Wednesday, February 08, 2006

Japan's most famous entrepreneur crashes and burns

For a while there, Japanese entrepreneur Takafumi Horie was the brightest rising star of Japanese industry—a true rags-to-riches youngster who parlayed his Yahoo-like portal, called livedoor (with a lowercase "l"), into a huge empire.


Until mid-January, the public loved the 33-year-old college dropout, for he represented the dawn of a new economic era in the Japan. Not only was the recession finally over, but seemingly limitless opportunities were now available in a business environment that was more transparant and less clubbish, where the average Taro or Hanako could take an American-style startup from humble suburb to a prestigious Roppongi Hills address.


Horie even launched Japan's first-ever hostile takeover attempt. Although this attempt, like other subsequent and equally prominent attempted takeovers, ended in failure, it helped craft an image of him as a plucky, go-getting upstart.


How quickly a man's fortunes can change.


Today he sits in a jail in Tokyo somewhere, held incognito by authorities still trying to sort the whole mess out.

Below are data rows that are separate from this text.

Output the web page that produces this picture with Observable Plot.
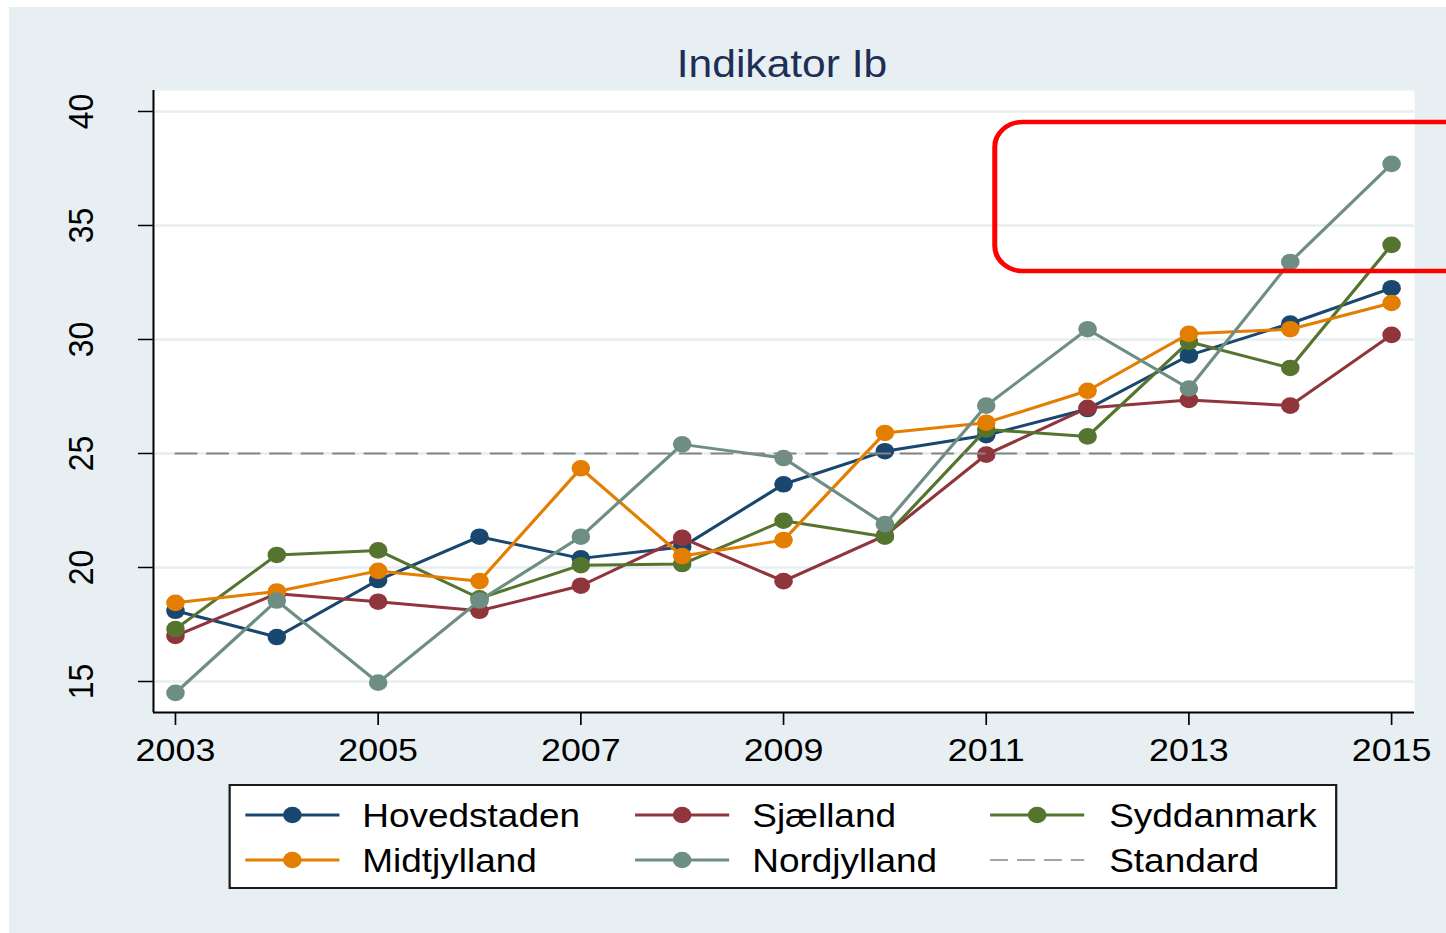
<!DOCTYPE html>
<html>
<head>
<meta charset="utf-8">
<script src="https://cdn.jsdelivr.net/npm/d3@7"></script>
<script src="https://cdn.jsdelivr.net/npm/@observablehq/plot@0.6"></script>
<style>
  html, body { margin: 0; padding: 0; background: #ffffff; overflow: hidden; }
  #stage {
    position: absolute; left: 9px; top: 7px; width: 1283px; height: 926px;
    background: #e8eff2; transform: scaleX(1.12); transform-origin: 0 0;
    font-family: "Liberation Sans", Arial, sans-serif; color: #000;
  }
  #chart { position: absolute; left: 0; top: 0; }
  #title {
    position: absolute; left: 690.2px; top: 37.8px; transform: translateX(-50%);
    font-size: 38px; line-height: 38px; color: #1e2f57; white-space: nowrap;
  }
  #legend {
    position: absolute; left: 195.5px; top: 777px; width: 990px; height: 105px;
    box-sizing: border-box; border: 2px solid #1a1a1a; background: #ffffff;
  }
  .lg-sw { position: absolute; width: 84px; height: 20px; overflow: visible; }
  .lg-tx { position: absolute; font-size: 33px; line-height: 33px; white-space: nowrap; color: #000; }
</style>
</head>
<body>
<div id="stage">
  <div id="chart"></div>
  <div id="title">Indikator Ib</div>
  <div id="legend"></div>
</div>
<script>
// ---------- data ----------
const years = [2003, 2004, 2005, 2006, 2007, 2008, 2009, 2010, 2011, 2012, 2013, 2014, 2015];
const hovedstaden = [18.1, 16.95, 19.45, 21.35, 20.4, 20.9, 23.65, 25.1, 25.8, 26.95, 29.3, 30.7, 32.25];
const sjaelland   = [17.0, 18.85, 18.5, 18.1, 19.2, 21.3, 19.4, 21.4, 24.95, 27.0, 27.35, 27.1, 30.2];
const syddanmark  = [17.3, 20.55, 20.75, 18.65, 20.1, 20.15, 22.05, 21.35, 26.05, 25.75, 29.9, 28.75, 34.15];
const midtjylland = [18.45, 18.95, 19.85, 19.4, 24.35, 20.5, 21.2, 25.9, 26.35, 27.75, 30.25, 30.45, 31.6];
const nordjylland = [14.5, 18.55, 14.95, 18.55, 21.35, 25.4, 24.8, 21.9, 27.1, 30.45, 27.85, 33.4, 37.7];
const standard    = [25, 25, 25, 25, 25, 25, 25, 25, 25, 25, 25, 25, 25];

const seriesNames = ["Hovedstaden", "Sjælland", "Syddanmark", "Midtjylland", "Nordjylland"];
const seriesValues = [hovedstaden, sjaelland, syddanmark, midtjylland, nordjylland];
const seriesColors = ["#1a476f", "#90353b", "#55752f", "#e37e00", "#6e8e84"];
const standardName = "Standard";

const xTicks = [2003, 2005, 2007, 2009, 2011, 2013, 2015];
const yTicks = [15, 20, 25, 30, 35, 40];
const xDomain = [2002.783, 2015.227];
const yDomain = [13.64, 40.92];
// highlighted region (annotation box)
const highlight = [{x1: 2011.09, x2: 2016.2, y1: 32.98, y2: 39.52}];

// ---------- build ----------
const gridColor = "#e6eef1";
const seriesRows = seriesNames.map((name, i) =>
  years.map((yr, j) => ({series: name, year: yr, value: seriesValues[i][j]})));
const standardRows = years.map((yr, j) => ({year: yr, value: standard[j]}));

const marks = [
  Plot.frame({fill: "white", stroke: "none"}),
  Plot.gridY(yTicks, {stroke: gridColor, strokeOpacity: 1, strokeWidth: 2.5}),
  Plot.ruleX([xDomain[0]], {stroke: "#000", strokeWidth: 1.8}),
  Plot.ruleY([yDomain[0]], {stroke: "#000", strokeWidth: 1.8}),
  Plot.axisY(yTicks, {tickSize: 13.4, tickPadding: 41, tickRotate: -90, fontSize: 32,
    stroke: "#000", strokeWidth: 1.5, label: null, tickFormat: d => String(d)}),
  Plot.axisX(xTicks, {tickSize: 13, tickPadding: 13, fontSize: 32,
    stroke: "#000", strokeWidth: 1.5, label: null, tickFormat: d => String(d)})
];
seriesRows.forEach((rows, i) => {
  marks.push(Plot.line(rows, {x: "year", y: "value", stroke: seriesColors[i], strokeWidth: 3}));
  marks.push(Plot.dot(rows, {x: "year", y: "value", fill: seriesColors[i], stroke: "none", r: 8.3}));
});
marks.push(Plot.line(standardRows, {x: "year", y: "value", stroke: "#858585", strokeWidth: 2,
  strokeDasharray: "18.75,9.4"}));
marks.push(Plot.rect(highlight, {x1: "x1", x2: "x2", y1: "y1", y2: "y2", fill: "none",
  stroke: "#ff0000", strokeWidth: 4.5, rx: 25, clip: false}));

const chart = Plot.plot({
  width: 1283, height: 926,
  marginLeft: 128.5, marginRight: 28.5, marginTop: 83, marginBottom: 221,
  x: {domain: xDomain},
  y: {domain: yDomain},
  style: {background: "transparent", overflow: "visible",
    fontFamily: "'Liberation Sans', Arial, sans-serif", fontSize: "32px", color: "#000"},
  marks
});
document.getElementById("chart").appendChild(chart);

// ---------- legend ----------
const legend = document.getElementById("legend");
const colLine = [13.4, 361.6, 678.6];
const colText = [117.9, 466.1, 784.8];
const rowY = [29, 74];
const items = seriesNames.map((n, i) => ({name: n, color: seriesColors[i], dashed: false}));
items.push({name: standardName, color: "#858585", dashed: true});
const ns = "http://www.w3.org/2000/svg";
items.forEach((it, k) => {
  const r = Math.floor(k / 3), c = k % 3;
  const sw = document.createElementNS(ns, "svg");
  sw.setAttribute("class", "lg-sw");
  sw.setAttribute("width", 84); sw.setAttribute("height", 20);
  sw.style.left = colLine[c] + "px";
  sw.style.top = (rowY[r] - 10) + "px";
  const ln = document.createElementNS(ns, "line");
  ln.setAttribute("x1", 0); ln.setAttribute("x2", 84);
  ln.setAttribute("y1", 10); ln.setAttribute("y2", 10);
  ln.setAttribute("stroke", it.color);
  ln.setAttribute("stroke-width", it.dashed ? 1.5 : 3);
  if (it.dashed) ln.setAttribute("stroke-dasharray", "16,8");
  sw.appendChild(ln);
  if (!it.dashed) {
    const ci = document.createElementNS(ns, "circle");
    ci.setAttribute("cx", 42); ci.setAttribute("cy", 10); ci.setAttribute("r", 8.3);
    ci.setAttribute("fill", it.color);
    sw.appendChild(ci);
  }
  legend.appendChild(sw);
  const tx = document.createElement("div");
  tx.className = "lg-tx";
  tx.textContent = it.name;
  tx.style.left = colText[c] + "px";
  tx.style.top = (rowY[r] - 16) + "px";
  legend.appendChild(tx);
});
</script>
</body>
</html>
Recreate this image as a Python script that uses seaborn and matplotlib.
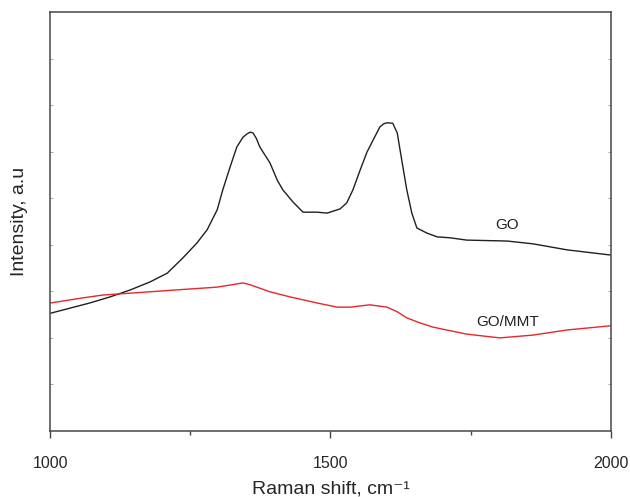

Horie's party came to an abrupt halt when audits revealed that his core portal business was a money-losing house of cards. Livedoor's stock price collapsed—and nearly took the entire Tokyo Stock Exchange with it. An article in the recent edition of the Economist sums up the story nicely.


Mr Horie is . . . the opposite of what his detractors claim: not an innovative American-style capitalist but rather a traditional Japanese book-cooker.

This excerpt from the same article puts the whole incident in context:

Mr Horie's sole true innovation lay in his use of publicity. Out of the failure of his bids for a baseball team and then a television company he built notoriety, a big rise in visits to his internet portal, and a general sense that although his underlying business remained a mystery he might be on to something so his shares were worth a punt. If that underlying business was a chimera—it still isn't clear—then his crime was to blend the ancient capitalist art of confidence-trickery, seen in pyramid schemes and South Sea Bubbles since the beginning of time, with the sadly traditional Japanese art of obscure accounting and market manipulation. Virtually every Tokyo financial scandal of the past 20 years has featured those arts.